In tal caso, le norme richiamate sono state molteplici. Oltre all’art. 8 CEDU annoverato, il principio enunciato risponde a quanto statuito dagli articoli: 2, 29, 32, 42 della Costituzione Italiana; 844 che prevede la violazione del divieto di immissioni sonore, 2043 che prevede il risarcimento per fatto illecito come conseguente tutela aquiliana della proprietà e 2059 per i danni non patrimoniali che sottolineano il carattere psicologico dell’inquinamento acustico del codice civile.

 

L’iter decisionale della Corte non si è basato soltanto sulla normativa di riferimento, ma certamente anche su quanto fino a quel momento deciso in un’altra pronuncia del 2018, la quale era stata adepta a descrivere determinate altre caratteristiche dell’inquinamento acustico.

 

Riprendendo quella pronuncia, in questa sede occorre ricordare che il c.d. “rumore” si distingue in rumore ambientale, rumore residuo e rumore di fondo.

 

  • Il rumore ambientale è quello prodotto da tutte le sorgenti di rumore esistenti in un dato luogo e durante un determinato tempo, si tratta dell’insieme del rumore residuo e da quello prodotto dalle specifiche sorgenti disturbanti;
  • Il rumore residuo è quello che si rileva quando si escludono le specifiche sorgenti disturbanti;
  • Il rumore di fondo è la fascia rumorosa costante nella quale si verificano le immissioni ritenute moleste (come emerso da altra pronuncia della Corte Cass. 17 febbraio 2014 n. 3714).

 

Il tutto deve essere sempre preso in considerazione relativamente ai “limiti differenziali”, così da ottenere una corretta misurazione.

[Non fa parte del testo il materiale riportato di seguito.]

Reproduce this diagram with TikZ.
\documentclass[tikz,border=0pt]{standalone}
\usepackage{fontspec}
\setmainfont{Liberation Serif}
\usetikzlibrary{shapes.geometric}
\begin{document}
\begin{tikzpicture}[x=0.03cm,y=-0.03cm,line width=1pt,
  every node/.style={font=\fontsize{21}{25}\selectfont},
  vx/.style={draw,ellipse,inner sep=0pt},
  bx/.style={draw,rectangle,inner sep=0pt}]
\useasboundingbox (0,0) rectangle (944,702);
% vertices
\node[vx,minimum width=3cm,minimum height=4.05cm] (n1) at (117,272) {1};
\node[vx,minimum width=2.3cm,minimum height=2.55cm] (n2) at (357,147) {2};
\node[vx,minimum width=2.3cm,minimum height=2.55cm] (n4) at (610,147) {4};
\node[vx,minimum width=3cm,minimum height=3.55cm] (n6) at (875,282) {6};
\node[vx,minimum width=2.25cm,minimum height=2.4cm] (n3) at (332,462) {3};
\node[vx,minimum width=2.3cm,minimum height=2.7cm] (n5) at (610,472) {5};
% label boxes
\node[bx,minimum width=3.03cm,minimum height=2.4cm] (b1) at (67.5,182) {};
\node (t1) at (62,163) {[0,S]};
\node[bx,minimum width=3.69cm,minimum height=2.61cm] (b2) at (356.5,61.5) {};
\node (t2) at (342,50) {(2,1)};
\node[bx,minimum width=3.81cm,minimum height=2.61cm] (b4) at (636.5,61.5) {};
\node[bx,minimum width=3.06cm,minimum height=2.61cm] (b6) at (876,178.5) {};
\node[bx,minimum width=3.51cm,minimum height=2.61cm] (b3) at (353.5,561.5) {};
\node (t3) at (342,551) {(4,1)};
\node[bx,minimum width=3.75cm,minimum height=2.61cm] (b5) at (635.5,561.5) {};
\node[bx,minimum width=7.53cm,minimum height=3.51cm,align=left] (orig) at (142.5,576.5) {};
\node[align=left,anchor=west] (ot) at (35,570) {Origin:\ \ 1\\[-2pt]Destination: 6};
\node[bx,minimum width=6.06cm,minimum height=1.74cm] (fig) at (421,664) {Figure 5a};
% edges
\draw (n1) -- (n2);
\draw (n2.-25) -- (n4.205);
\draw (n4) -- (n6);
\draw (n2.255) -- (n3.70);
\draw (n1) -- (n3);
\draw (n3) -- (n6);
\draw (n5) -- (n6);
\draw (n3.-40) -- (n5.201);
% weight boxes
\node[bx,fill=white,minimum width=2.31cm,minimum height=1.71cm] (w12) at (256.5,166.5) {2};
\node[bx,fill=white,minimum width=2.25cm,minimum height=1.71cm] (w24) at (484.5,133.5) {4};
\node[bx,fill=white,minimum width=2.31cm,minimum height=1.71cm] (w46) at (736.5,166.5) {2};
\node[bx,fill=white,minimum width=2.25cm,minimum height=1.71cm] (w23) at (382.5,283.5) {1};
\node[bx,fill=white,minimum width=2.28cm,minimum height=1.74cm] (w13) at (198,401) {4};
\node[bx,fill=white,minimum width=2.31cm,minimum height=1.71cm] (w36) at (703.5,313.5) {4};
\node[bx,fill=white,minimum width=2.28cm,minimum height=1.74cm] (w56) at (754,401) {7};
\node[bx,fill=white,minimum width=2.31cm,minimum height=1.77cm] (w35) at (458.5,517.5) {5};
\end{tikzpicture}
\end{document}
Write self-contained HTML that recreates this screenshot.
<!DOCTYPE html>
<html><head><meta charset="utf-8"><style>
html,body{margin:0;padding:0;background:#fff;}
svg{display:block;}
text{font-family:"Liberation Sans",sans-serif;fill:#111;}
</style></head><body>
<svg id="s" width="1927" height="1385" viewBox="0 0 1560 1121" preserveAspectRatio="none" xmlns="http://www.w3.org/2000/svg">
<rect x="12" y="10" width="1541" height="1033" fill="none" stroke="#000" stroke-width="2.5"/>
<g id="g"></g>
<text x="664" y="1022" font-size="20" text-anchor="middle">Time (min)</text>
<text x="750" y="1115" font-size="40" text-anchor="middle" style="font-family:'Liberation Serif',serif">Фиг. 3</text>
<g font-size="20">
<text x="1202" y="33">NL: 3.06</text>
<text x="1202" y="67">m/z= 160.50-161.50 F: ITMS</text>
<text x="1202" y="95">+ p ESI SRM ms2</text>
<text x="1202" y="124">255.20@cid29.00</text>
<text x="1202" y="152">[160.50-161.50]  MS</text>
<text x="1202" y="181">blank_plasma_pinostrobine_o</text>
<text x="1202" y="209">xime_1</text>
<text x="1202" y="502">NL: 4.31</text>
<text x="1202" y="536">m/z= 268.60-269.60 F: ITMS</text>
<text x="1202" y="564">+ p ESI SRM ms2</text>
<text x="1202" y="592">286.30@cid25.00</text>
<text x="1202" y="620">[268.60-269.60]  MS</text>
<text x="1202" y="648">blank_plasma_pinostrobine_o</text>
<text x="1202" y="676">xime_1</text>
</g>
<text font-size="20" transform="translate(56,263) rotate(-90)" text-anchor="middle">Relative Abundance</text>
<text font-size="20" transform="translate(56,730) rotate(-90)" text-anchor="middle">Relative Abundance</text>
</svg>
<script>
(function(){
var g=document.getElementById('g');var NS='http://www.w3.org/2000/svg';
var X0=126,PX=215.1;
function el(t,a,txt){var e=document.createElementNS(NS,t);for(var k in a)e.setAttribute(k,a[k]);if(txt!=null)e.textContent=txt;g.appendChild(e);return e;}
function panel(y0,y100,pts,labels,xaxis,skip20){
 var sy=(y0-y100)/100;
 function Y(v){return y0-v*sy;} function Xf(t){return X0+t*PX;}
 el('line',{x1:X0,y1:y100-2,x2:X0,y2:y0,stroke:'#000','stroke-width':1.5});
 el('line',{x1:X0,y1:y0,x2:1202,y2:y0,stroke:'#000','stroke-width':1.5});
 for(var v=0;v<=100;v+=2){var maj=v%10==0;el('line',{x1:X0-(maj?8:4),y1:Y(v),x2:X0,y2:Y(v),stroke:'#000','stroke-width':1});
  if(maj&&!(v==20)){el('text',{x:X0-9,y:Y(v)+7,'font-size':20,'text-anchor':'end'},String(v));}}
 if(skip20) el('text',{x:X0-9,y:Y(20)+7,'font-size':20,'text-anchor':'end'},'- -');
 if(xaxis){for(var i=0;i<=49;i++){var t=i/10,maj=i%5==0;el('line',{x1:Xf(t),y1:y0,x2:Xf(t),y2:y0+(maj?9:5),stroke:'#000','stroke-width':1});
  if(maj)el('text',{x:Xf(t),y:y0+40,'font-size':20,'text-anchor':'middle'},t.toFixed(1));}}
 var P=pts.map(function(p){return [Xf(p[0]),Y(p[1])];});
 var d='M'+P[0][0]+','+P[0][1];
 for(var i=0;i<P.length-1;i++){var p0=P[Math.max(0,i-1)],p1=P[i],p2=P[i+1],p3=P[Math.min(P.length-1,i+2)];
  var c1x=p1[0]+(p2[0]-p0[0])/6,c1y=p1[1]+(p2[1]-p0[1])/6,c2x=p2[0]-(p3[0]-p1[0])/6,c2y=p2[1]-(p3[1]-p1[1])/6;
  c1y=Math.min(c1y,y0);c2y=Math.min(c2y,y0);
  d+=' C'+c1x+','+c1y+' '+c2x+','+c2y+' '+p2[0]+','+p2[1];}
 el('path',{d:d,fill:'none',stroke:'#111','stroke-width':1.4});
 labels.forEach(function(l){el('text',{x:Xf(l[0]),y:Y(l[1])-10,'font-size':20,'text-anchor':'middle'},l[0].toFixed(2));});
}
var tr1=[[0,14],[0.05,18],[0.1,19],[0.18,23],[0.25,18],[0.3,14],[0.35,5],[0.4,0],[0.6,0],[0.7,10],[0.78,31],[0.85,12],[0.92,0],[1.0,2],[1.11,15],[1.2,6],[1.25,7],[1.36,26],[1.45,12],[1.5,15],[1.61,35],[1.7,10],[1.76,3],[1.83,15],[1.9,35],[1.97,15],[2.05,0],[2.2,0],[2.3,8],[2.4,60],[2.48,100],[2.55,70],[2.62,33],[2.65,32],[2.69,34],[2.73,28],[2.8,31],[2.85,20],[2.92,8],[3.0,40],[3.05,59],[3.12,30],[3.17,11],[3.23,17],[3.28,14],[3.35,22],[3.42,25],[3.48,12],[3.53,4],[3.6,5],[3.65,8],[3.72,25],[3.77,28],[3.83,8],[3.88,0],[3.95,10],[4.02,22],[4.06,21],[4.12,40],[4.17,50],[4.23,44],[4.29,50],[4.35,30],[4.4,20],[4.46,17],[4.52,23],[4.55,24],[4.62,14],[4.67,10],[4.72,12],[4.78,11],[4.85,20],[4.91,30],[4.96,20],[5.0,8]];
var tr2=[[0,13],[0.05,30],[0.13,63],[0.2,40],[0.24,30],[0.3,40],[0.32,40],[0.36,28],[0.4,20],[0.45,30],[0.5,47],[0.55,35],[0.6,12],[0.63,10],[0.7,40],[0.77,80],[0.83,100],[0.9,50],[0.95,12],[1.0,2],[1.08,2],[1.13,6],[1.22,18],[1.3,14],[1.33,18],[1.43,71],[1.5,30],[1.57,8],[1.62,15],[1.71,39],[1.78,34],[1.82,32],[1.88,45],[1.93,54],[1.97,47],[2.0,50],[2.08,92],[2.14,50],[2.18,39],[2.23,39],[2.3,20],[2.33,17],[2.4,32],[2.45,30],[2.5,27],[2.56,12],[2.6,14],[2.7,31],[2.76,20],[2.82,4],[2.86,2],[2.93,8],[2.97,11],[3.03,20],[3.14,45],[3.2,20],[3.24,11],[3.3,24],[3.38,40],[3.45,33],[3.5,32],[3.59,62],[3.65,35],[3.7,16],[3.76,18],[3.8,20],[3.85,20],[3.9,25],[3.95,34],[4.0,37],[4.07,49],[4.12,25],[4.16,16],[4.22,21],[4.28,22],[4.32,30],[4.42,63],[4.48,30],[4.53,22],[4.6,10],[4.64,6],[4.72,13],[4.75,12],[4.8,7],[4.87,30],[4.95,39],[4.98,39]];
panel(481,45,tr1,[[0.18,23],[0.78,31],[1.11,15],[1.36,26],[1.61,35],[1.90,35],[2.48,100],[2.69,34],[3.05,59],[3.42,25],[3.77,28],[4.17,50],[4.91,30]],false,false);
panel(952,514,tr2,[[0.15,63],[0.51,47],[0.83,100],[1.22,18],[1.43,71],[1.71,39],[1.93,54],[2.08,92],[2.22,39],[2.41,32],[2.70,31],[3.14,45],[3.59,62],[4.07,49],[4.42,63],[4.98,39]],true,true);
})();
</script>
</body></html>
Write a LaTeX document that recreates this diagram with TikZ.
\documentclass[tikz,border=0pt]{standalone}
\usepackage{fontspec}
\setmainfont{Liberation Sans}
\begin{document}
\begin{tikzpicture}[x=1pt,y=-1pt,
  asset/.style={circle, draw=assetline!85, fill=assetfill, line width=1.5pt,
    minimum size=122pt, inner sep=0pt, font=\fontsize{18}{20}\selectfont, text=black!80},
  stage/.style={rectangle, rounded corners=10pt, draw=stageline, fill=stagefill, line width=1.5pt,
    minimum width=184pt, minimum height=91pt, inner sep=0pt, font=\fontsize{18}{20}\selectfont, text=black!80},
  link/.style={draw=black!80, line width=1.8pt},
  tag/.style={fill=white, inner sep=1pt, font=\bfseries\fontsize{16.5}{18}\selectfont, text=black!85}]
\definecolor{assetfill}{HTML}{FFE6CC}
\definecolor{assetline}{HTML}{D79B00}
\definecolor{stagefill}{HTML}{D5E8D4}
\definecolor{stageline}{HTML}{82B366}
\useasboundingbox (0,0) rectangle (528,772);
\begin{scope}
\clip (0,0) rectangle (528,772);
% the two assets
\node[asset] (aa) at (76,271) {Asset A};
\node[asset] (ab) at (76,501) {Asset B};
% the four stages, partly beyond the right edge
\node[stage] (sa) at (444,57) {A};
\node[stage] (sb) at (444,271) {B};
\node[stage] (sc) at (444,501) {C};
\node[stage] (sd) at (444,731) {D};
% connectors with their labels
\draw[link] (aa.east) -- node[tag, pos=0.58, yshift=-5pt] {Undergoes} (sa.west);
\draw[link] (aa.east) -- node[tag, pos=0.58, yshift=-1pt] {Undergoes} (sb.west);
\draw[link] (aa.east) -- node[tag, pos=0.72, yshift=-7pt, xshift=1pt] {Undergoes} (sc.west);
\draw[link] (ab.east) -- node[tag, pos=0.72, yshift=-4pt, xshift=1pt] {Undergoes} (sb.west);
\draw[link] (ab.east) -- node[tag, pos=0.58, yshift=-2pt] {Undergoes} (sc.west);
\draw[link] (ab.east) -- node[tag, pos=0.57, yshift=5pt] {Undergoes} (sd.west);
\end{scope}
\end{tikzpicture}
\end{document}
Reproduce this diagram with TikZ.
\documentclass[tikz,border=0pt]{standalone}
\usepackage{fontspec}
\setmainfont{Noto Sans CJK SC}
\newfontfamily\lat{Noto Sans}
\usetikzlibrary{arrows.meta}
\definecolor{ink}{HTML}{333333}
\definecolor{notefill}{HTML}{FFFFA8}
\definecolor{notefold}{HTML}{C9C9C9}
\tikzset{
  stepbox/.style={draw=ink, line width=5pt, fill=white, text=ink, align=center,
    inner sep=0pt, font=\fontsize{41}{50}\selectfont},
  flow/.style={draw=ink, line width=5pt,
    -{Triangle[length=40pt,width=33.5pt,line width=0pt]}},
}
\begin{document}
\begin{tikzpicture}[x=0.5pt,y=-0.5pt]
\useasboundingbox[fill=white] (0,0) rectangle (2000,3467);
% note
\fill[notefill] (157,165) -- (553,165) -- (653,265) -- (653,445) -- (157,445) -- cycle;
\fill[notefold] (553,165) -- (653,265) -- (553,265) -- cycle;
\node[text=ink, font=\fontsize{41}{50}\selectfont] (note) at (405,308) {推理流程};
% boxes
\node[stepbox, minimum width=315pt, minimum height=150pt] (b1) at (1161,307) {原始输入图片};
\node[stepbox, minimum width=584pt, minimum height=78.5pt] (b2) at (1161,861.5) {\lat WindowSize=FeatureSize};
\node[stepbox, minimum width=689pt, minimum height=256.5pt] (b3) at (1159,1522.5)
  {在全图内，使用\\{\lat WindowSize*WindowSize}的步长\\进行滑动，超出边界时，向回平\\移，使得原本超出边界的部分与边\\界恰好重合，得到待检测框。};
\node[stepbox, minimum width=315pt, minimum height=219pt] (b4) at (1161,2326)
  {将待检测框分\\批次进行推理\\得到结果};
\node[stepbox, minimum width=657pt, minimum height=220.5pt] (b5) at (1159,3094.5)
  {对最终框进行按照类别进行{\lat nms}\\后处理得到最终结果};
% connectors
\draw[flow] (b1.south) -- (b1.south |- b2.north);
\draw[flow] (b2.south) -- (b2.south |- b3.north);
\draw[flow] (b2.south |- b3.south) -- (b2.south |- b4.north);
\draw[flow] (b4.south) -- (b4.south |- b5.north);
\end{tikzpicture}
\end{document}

Questi si distinguono in: limiti assoluti, limiti differenziali e Leq.

 

Il Leq è il livello equivalente, ossia il parametro indicatore della immissione di rumore nelle abitazioni e nell’ambiente esterno. Si tratta di un valore medio, inidoneo a valutare la sorgente disturbante.

 

Il limite assoluto riguarda i limiti massimi stabiliti per legge in base alla zona; mentre per limite differenziale si intende la differenza tra il rumore di fondo e la sorgente disturbante, mutevole a seconda che ci si trovi di giorno o di notte.

 

Quel che è certo è che si può ottenere risarcimento danni e che l’inquinamento acustico influisce facilmente sulla psiche e risponde anche al risarcimento ex art. 2059 c.c.